> WORK TO DO
Among the entries below, which lines run from the line with "Clone this chart in Apache ECharts." through the line with "const insetYTicks = [0, 10, 20, 30, 40];"? Retype those, both ends included, exactly and without pictures.

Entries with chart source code
# # # # # # #

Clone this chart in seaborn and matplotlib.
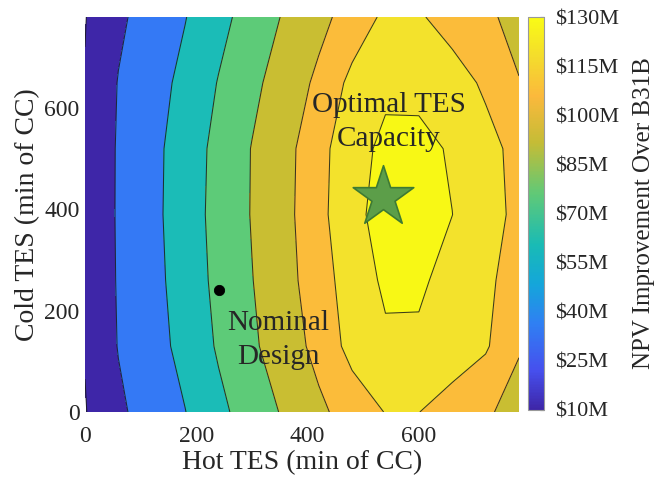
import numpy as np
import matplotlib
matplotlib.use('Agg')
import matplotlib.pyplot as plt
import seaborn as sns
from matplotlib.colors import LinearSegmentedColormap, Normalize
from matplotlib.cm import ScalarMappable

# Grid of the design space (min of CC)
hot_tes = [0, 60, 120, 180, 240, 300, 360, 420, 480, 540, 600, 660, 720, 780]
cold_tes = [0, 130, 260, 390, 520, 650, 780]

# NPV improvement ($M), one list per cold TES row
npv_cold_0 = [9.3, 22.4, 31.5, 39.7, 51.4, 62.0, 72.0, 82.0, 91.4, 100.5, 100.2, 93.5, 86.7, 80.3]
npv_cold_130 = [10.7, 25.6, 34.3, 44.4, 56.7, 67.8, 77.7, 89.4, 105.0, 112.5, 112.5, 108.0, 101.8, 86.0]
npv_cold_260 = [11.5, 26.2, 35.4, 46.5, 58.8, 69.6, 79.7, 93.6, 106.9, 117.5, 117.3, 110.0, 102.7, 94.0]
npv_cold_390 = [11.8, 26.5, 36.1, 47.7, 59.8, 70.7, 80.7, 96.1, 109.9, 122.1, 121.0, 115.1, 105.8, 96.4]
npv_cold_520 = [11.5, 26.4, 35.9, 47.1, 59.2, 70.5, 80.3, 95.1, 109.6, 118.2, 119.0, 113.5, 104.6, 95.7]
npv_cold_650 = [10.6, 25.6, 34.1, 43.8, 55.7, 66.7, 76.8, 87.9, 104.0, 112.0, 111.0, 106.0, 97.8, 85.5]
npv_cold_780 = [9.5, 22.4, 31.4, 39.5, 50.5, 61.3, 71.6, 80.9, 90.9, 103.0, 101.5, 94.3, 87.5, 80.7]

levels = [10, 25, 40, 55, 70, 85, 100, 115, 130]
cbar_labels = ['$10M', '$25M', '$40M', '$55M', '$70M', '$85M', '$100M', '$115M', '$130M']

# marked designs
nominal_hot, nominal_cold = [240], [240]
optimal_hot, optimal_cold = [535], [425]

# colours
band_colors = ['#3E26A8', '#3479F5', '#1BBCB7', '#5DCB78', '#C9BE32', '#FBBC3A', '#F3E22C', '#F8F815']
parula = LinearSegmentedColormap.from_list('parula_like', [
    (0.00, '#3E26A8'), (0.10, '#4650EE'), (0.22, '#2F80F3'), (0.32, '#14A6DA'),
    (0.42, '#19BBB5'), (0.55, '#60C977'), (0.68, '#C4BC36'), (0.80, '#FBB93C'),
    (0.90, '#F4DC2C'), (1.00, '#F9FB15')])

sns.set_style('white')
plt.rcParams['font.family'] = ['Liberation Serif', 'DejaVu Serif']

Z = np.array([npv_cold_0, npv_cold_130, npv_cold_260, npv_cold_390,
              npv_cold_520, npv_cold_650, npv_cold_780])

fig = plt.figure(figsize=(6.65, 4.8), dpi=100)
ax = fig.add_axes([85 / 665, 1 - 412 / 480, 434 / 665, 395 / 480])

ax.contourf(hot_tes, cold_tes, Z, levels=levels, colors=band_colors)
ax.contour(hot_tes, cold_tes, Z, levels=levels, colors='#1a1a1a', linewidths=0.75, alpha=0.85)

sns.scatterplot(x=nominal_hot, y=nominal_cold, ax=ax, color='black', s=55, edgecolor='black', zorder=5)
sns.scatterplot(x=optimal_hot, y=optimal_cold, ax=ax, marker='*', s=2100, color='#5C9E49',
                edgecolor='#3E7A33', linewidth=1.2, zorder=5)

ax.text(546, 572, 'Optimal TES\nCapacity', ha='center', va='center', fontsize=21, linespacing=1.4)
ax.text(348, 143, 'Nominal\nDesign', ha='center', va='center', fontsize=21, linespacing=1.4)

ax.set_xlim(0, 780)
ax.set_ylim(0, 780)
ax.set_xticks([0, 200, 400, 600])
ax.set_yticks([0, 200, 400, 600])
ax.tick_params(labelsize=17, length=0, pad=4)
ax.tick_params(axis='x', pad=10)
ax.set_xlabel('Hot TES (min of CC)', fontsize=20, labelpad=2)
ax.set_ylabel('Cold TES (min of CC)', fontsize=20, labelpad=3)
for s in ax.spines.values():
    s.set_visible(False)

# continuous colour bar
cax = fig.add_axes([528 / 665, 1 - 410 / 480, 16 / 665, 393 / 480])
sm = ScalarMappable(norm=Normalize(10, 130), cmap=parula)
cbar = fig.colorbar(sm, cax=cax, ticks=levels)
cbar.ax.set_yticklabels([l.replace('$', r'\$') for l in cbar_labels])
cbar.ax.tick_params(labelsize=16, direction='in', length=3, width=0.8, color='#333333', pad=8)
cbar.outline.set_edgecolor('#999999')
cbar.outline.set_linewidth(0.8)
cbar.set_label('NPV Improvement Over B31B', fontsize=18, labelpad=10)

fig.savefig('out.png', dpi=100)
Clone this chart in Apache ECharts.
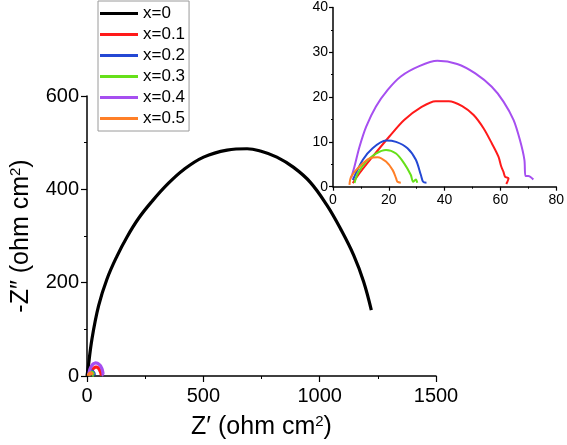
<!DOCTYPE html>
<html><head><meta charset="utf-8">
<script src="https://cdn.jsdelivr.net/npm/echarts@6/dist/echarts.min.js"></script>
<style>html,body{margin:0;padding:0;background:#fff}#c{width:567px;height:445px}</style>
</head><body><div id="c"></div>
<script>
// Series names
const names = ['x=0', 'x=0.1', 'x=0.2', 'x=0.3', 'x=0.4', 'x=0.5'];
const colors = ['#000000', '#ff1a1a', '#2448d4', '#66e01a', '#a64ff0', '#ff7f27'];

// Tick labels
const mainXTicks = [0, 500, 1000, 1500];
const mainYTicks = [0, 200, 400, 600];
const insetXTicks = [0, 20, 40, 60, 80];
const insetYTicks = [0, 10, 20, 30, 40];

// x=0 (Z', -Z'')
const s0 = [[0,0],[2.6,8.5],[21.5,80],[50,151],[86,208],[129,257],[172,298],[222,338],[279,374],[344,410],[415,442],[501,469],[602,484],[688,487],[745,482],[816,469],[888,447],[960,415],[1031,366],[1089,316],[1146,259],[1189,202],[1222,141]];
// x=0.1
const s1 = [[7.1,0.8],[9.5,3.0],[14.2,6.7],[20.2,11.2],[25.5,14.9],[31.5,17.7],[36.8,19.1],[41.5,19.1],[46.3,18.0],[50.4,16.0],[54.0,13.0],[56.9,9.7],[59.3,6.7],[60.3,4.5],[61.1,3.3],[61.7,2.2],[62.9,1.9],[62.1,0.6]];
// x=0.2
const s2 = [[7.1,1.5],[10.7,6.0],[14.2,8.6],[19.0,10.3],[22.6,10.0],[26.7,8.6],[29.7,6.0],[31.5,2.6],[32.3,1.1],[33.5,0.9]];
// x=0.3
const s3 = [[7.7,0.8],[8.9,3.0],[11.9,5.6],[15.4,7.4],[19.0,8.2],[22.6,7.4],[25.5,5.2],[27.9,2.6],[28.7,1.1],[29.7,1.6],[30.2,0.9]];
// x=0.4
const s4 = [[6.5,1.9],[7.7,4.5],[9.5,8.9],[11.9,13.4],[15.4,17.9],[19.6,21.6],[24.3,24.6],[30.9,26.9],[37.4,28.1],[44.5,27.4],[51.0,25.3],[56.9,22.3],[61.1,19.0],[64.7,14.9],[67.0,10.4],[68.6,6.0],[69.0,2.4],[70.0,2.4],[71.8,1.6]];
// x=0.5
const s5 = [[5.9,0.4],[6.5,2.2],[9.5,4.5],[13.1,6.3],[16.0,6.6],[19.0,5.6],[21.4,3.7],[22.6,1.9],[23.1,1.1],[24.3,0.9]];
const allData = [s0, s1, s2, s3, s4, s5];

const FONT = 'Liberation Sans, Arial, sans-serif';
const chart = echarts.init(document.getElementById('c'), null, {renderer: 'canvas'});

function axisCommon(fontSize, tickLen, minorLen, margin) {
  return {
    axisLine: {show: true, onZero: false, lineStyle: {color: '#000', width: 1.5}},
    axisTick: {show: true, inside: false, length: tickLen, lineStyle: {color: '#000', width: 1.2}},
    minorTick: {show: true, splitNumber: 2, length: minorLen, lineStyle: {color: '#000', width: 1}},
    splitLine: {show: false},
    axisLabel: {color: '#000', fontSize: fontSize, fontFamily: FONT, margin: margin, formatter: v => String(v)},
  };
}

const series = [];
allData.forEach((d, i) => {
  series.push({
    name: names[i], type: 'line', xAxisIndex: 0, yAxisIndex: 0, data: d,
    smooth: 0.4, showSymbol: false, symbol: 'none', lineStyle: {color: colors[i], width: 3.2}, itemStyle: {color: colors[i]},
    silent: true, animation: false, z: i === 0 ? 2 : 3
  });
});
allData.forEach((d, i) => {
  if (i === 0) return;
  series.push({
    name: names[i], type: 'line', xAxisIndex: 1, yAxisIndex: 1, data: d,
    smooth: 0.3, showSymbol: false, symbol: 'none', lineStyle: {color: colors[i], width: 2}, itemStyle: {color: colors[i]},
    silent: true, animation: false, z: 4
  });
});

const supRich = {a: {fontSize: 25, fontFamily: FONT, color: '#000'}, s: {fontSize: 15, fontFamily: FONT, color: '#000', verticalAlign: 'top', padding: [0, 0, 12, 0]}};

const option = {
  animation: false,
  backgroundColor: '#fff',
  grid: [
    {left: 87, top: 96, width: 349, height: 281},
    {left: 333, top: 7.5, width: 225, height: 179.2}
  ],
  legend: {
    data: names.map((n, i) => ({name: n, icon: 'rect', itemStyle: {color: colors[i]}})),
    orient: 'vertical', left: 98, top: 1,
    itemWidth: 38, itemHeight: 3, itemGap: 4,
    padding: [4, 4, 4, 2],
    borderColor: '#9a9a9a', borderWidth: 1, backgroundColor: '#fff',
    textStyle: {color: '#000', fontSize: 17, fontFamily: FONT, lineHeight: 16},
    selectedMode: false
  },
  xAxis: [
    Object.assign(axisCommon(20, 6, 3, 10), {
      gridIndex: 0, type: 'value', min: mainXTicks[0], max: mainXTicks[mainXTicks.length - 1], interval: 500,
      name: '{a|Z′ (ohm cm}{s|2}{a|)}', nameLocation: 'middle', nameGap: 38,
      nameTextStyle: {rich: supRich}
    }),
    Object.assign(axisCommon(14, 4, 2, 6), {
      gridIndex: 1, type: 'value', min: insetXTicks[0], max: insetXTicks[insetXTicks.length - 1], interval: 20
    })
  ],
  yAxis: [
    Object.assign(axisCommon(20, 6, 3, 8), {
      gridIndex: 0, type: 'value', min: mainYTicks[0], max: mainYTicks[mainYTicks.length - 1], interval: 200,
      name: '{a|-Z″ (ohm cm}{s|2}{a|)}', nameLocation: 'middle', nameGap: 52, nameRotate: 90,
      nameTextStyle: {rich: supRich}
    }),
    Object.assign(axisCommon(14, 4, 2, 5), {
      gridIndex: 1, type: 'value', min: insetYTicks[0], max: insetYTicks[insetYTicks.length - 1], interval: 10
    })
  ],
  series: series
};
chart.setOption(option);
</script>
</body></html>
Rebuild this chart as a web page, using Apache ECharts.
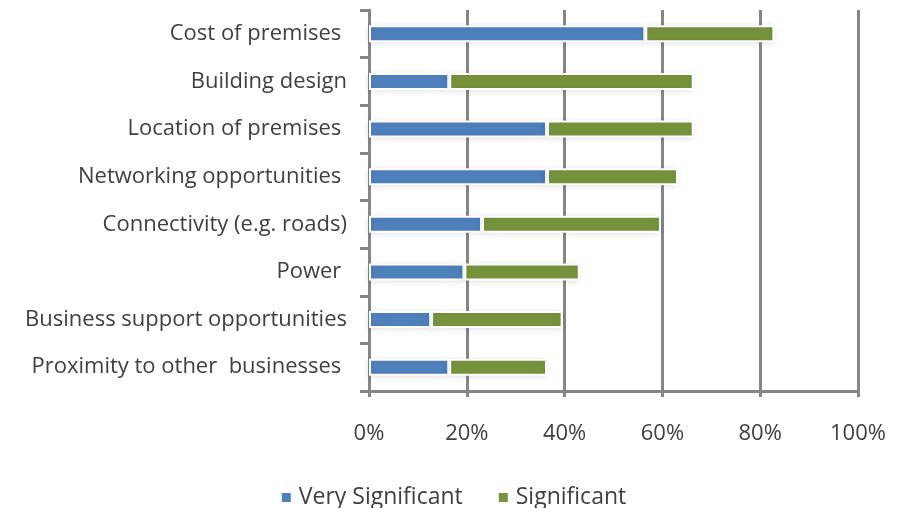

# # # # # # #

> COMPLETE RESPONSE
Clone this chart in Apache ECharts.
<!DOCTYPE html>
<html><head><meta charset="utf-8">
<script src="https://cdn.jsdelivr.net/npm/echarts@6/dist/echarts.min.js"></script>
<style>html,body{margin:0;padding:0;background:#fff}#c{width:567px;height:445px}</style>
</head><body><div id="c"></div>
<script>
// Series names
const names = ['x=0', 'x=0.1', 'x=0.2', 'x=0.3', 'x=0.4', 'x=0.5'];
const colors = ['#000000', '#ff1a1a', '#2448d4', '#66e01a', '#a64ff0', '#ff7f27'];

// Tick labels
const mainXTicks = [0, 500, 1000, 1500];
const mainYTicks = [0, 200, 400, 600];
const insetXTicks = [0, 20, 40, 60, 80];
const insetYTicks = [0, 10, 20, 30, 40];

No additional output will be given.